Aaron Kassin, a partner at Specialty Apparel Group, owner of Havoc Denim, said he has noticed boys’ activewear edging out denim. Kassin said boys tend to wear activewear or a school pant instead of jeans. As a result, Havoc has added colored 5-pocket pant for boys.

Hoonana, a Los Angeles-based brand for boys 12 months to six years, has preserved its denim assortment by adding stretchy cotton waistbands into jeans. General manager Alex Kim said the simple, toned-down washes were especially popular for fall and noted that the more stylish pairs with the distressing were not doing so well. Kim suspects it is because parents are concerned that their children might rip the jean more while they play.

When it comes to premium denim, style beats function. Reps from both DL1961 and Blank NYC said distressed styles have been performing well, thanks in part to the ongoing grunge trend in the brands’ women’s collections.
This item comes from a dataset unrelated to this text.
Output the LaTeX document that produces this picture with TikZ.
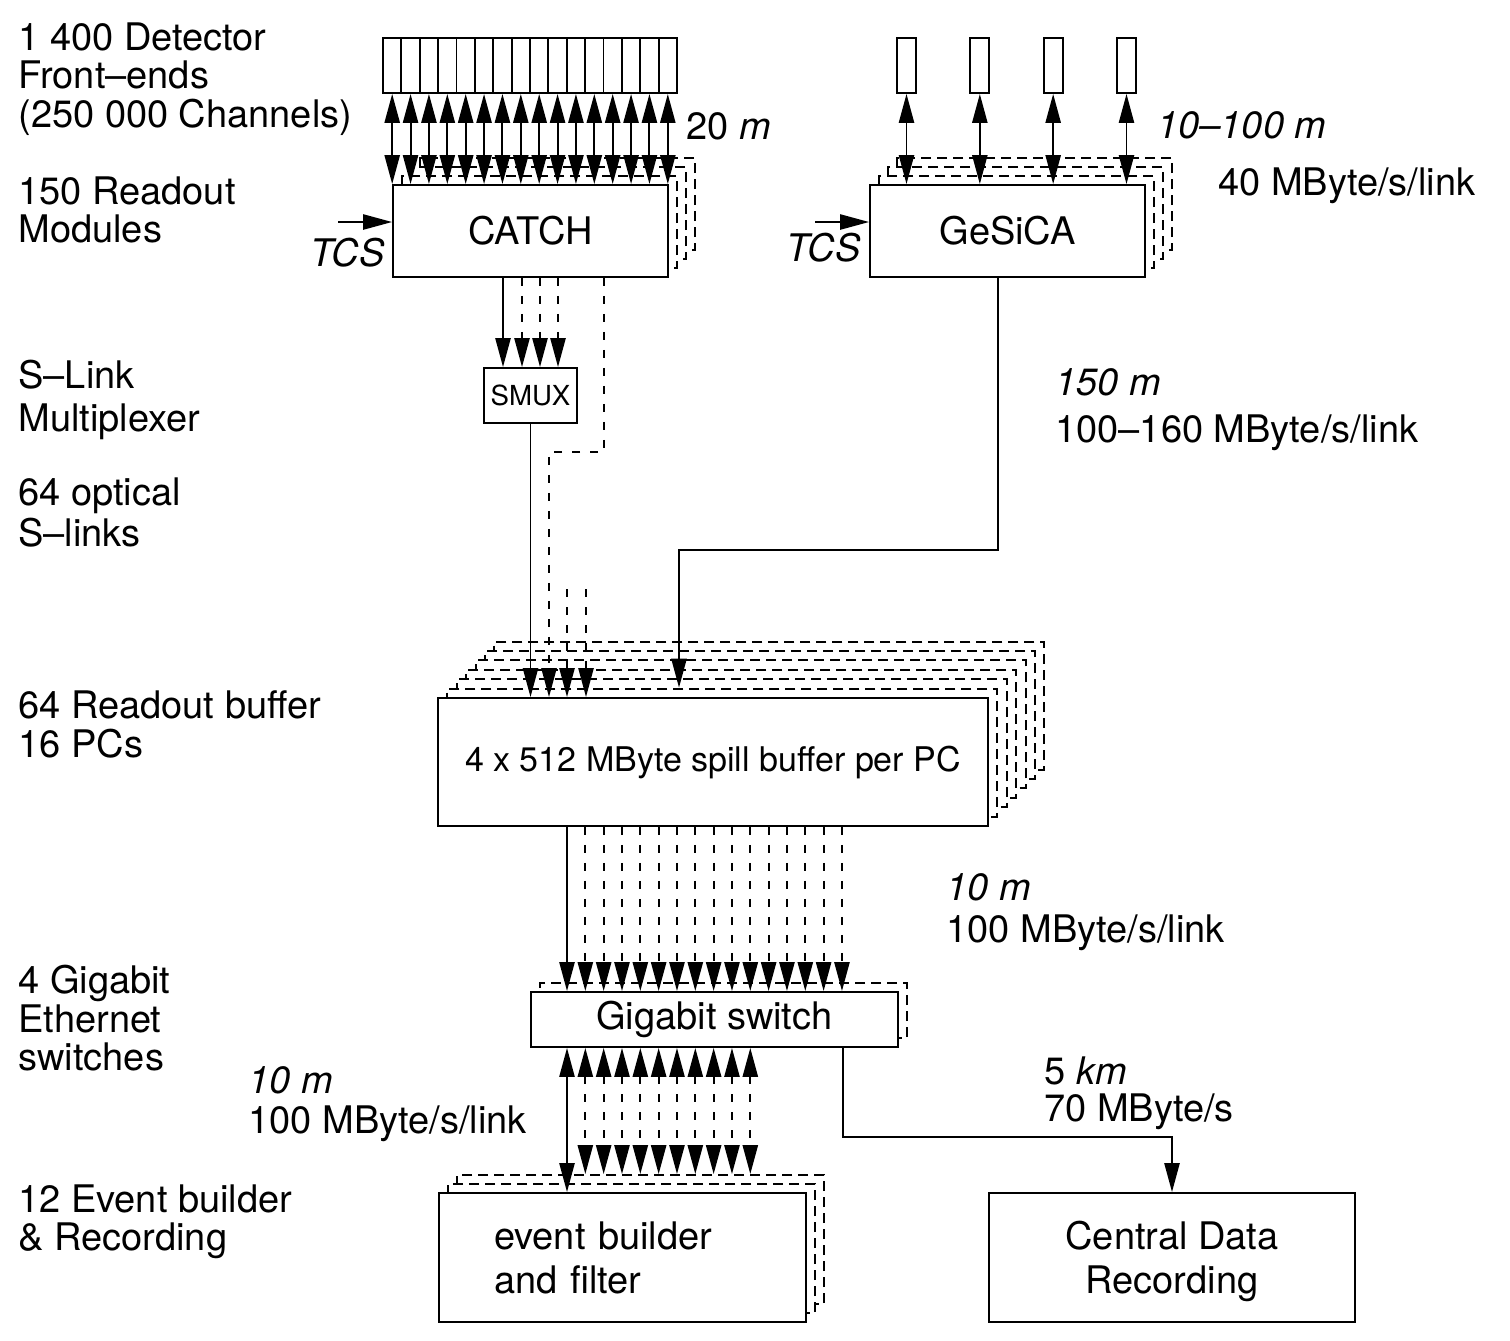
\documentclass[tikz,border=0pt]{standalone}
\usepackage{fontspec}
\setmainfont{TeX Gyre Heros}
\usetikzlibrary{arrows.meta,calc}
\begin{document}
\begin{tikzpicture}[x=0.5pt,y=-0.5pt,
  ln/.style={line width=0.95pt},
  dl/.style={line width=0.95pt, dash pattern=on 4pt off 5pt},
  box/.style={draw, line width=0.95pt, fill=white, inner sep=0pt, font=\fontsize{19}{22}\selectfont},
  stk/.style={draw, line width=0.95pt, fill=white, dash pattern=on 5pt off 3pt, inner sep=0pt},
  fe/.style={draw, line width=0.95pt, fill=white, inner sep=0pt, minimum height=27.5pt},
  lab/.style={anchor=base west, inner sep=0pt, font=\fontsize{19}{22}\selectfont},
  tip/.style={-{Triangle[length=14.5pt,width=7.6pt]}},
  dtip/.style={{Triangle[length=14.5pt,width=7.6pt]}-{Triangle[length=14.5pt,width=7.6pt]}},
]
\useasboundingbox[fill=white] (0,0) rectangle (1510,1340);

% ---------------- left labels ----------------
\node[lab] (la1) at (18,50) {1 400 Detector};
\node[lab] (la2) at (18,88) {Front–ends};
\node[lab] (la3) at (18,127) {(250 000 Channels)};
\node[lab] (lb1) at (18,204) {150 Readout};
\node[lab] (lb2) at (18,242) {Modules};
\node[lab] (lc1) at (18,388) {S–Link};
\node[lab] (lc2) at (18,431) {Multiplexer};
\node[lab] (ld1) at (18,505) {64 optical};
\node[lab] (ld2) at (18,546) {S–links};
\node[lab] (le1) at (18,718) {64 Readout buffer};
\node[lab] (le2) at (18,757) {16 PCs};
\node[lab] (lf1) at (18,993) {4 Gigabit};
\node[lab] (lf2) at (18,1032) {Ethernet};
\node[lab] (lf3) at (18,1070) {switches};
\node[lab] (lg1) at (18,1212) {12 Event builder};
\node[lab] (lg2) at (18,1250) {\& Recording};
\node[lab] (lh1) at (248,1093) {\itshape 10 m};
\node[lab] (lh2) at (248,1133) {100 MByte/s/link};

% ---------------- right labels ----------------
\node[lab] (r1) at (686,139) {20 \textit{m}};
\node[lab] (r2) at (1157,138) {\itshape 10–100 m};
\node[lab] (r3) at (1218,195) {40 MByte/s/link};
\node[lab] (r4) at (1055,395) {\itshape 150 m};
\node[lab] (r5) at (1055,442) {100–160 MByte/s/link};
\node[lab] (r6) at (946,900) {\itshape 10 m};
\node[lab] (r7) at (946,942) {100 MByte/s/link};
\node[lab] (r8) at (1044,1084) {5 \textit{km}};
\node[lab] (r9) at (1044,1121) {70 MByte/s};

% ---------------- CATCH ----------------
\foreach \k in {3,2,1} {
  \pgfmathsetmacro\s{\k*4.5}
  \node[stk, minimum width=137.5pt, minimum height=46pt, xshift=\s pt, yshift=\s pt] at (530.5,231) {};
}
\node[box, minimum width=137.5pt, minimum height=46pt] (catch) at (530.5,231) {CATCH};
\foreach \i in {1,...,16} {
  \node[fe, minimum width=9.1875pt] (fe\i) at ({383+18.375*(\i-0.5)},65.5) {};
}
\foreach \i in {1,...,16} {
  \draw[ln,dtip] (fe\i.south) -- (fe\i.south |- catch.north);
}
\coordinate (tcsa) at (338,222);
\draw[ln,tip] (tcsa) -- (tcsa -| catch.west);
\node[lab] (tcs1) at (310,266) {\itshape TCS};

% ---------------- GeSiCA ----------------
\foreach \k in {3,2,1} {
  \pgfmathsetmacro\s{\k*4.5}
  \node[stk, minimum width=137.5pt, minimum height=46pt, xshift=\s pt, yshift=\s pt] at (1007.5,231) {};
}
\node[box, minimum width=137.5pt, minimum height=46pt] (gesica) at (1007.5,231) {GeSiCA};
\foreach \i in {1,...,4} {
  \node[fe, minimum width=9.5pt] (gf\i) at ({906.5+73.33*(\i-1)},65.5) {};
}
\foreach \i in {1,...,4} {
  \draw[ln,dtip] (gf\i.south) -- (gf\i.south |- gesica.north);
}
\coordinate (tcsb) at (815,222);
\draw[ln,tip] (tcsb) -- (tcsb -| gesica.west);
\node[lab] (tcs2) at (786,261) {\itshape TCS};

% ---------------- SMUX ----------------
\node[box, minimum width=46.5pt, minimum height=27.5pt, font=\fontsize{13.8}{16}\selectfont] (smux) at (530.5,395.5) {SMUX};

% ---------------- Readout buffer ----------------
\foreach \k in {6,5,4,3,2,1} {
  \pgfmathsetmacro\s{\k*4.7}
  \node[stk, minimum width=275pt, minimum height=64pt, xshift=\s pt, yshift=\s pt] at (713,762) {};
}
\node[box, minimum width=275pt, minimum height=64pt, font=\fontsize{17}{20}\selectfont] (buf) at (713,762) {4 x 512 MByte spill buffer per PC};

% ---------------- Gigabit switch ----------------
\node[stk, minimum width=183.5pt, minimum height=27.5pt, xshift=4.5pt, yshift=4.5pt] at (714.5,1019.5) {};
\node[box, minimum width=183.5pt, minimum height=27.5pt] (sw) at (714.5,1019.5) {Gigabit switch};

% ---------------- Event builder ----------------
\foreach \k in {2,1} {
  \pgfmathsetmacro\s{\k*4.5}
  \node[stk, minimum width=183.5pt, minimum height=64.5pt, xshift=\s pt, yshift=\s pt] at (622.5,1257.5) {};
}
\node[box, minimum width=183.5pt, minimum height=64.5pt, align=left, text width=128.5pt, inner xsep=27.5pt] (eb) at (622.5,1257.5) {event builder\\and filter};

% ---------------- Central Data Recording ----------------
\node[box, minimum width=183pt, minimum height=64.5pt, align=center] (cdr) at (1172,1257.5) {Central Data\\\smash{Recording}};

% ---------------- CATCH -> SMUX ----------------
\coordinate (c1) at (503,0);
\coordinate (c2) at (522,0);
\coordinate (c3) at (540,0);
\coordinate (c4) at (558,0);
\draw[ln,tip] (c1 |- catch.south) -- (c1 |- smux.north);
\foreach \c in {c2,c3,c4} {
  \draw[dl,tip] (\c |- catch.south) -- (\c |- smux.north);
}

% ---------------- to readout buffer ----------------
\draw[ln,tip] (smux.south) -- (smux.south |- buf.north);
\coordinate (d1) at (604,452);
\coordinate (d2) at (549,452);
\draw[dl,tip] (d1 |- catch.south) -- (d1) -- (d2) -- (d2 |- buf.north);
\coordinate (d3) at (567,589);
\coordinate (d4) at (586,589);
\draw[dl,tip] (d3) -- (d3 |- buf.north);
\draw[dl,tip] (d4) -- (d4 |- buf.north);
\coordinate (g1) at (998,550);
\coordinate (g2) at (679,550);
\draw[ln,tip] (g1 |- gesica.south) -- (g1) -- (g2) -- ($(g2 |- buf.north)+(0,-9.4)$);

% ---------------- buffer -> switch ----------------
\foreach \j in {0,...,15} {
  \coordinate (b\j) at ({567+18.33*\j},0);
}
\draw[ln,tip] (b0 |- buf.south) -- (b0 |- sw.north);
\foreach \j in {1,...,15} {
  \draw[dl,tip] (b\j |- buf.south) -- (b\j |- sw.north);
}

% ---------------- switch <-> event builder ----------------
\draw[ln,dtip] (b0 |- sw.south) -- (b0 |- eb.north);
\foreach \j in {1,...,10} {
  \draw[dl,dtip] (b\j |- sw.south) -- ($(b\j |- eb.north)+(0,-18)$);
}

% ---------------- switch -> central data recording ----------------
\coordinate (s1) at (843,1137);
\draw[ln,tip] (s1 |- sw.south) -- (s1) -- (cdr.north |- s1) -- (cdr.north);

\end{tikzpicture}
\end{document}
At DL1961, boyfriend jeans, cutoff shorts, and white jeans are also trending for girls.

Still, DL1961 cannot escape the call for comfort and is achieving it with a 4-way stretch ACTIVEX Lycra line, which hit the market in August. Designed for kids on the go, the cross-weave technology of the fibers makes the jeans extremely durable, preventing tearing or ripping while kids are in motion. The jeans’ fit, feel, finish and appearance can withstand up to fifty-plus washes.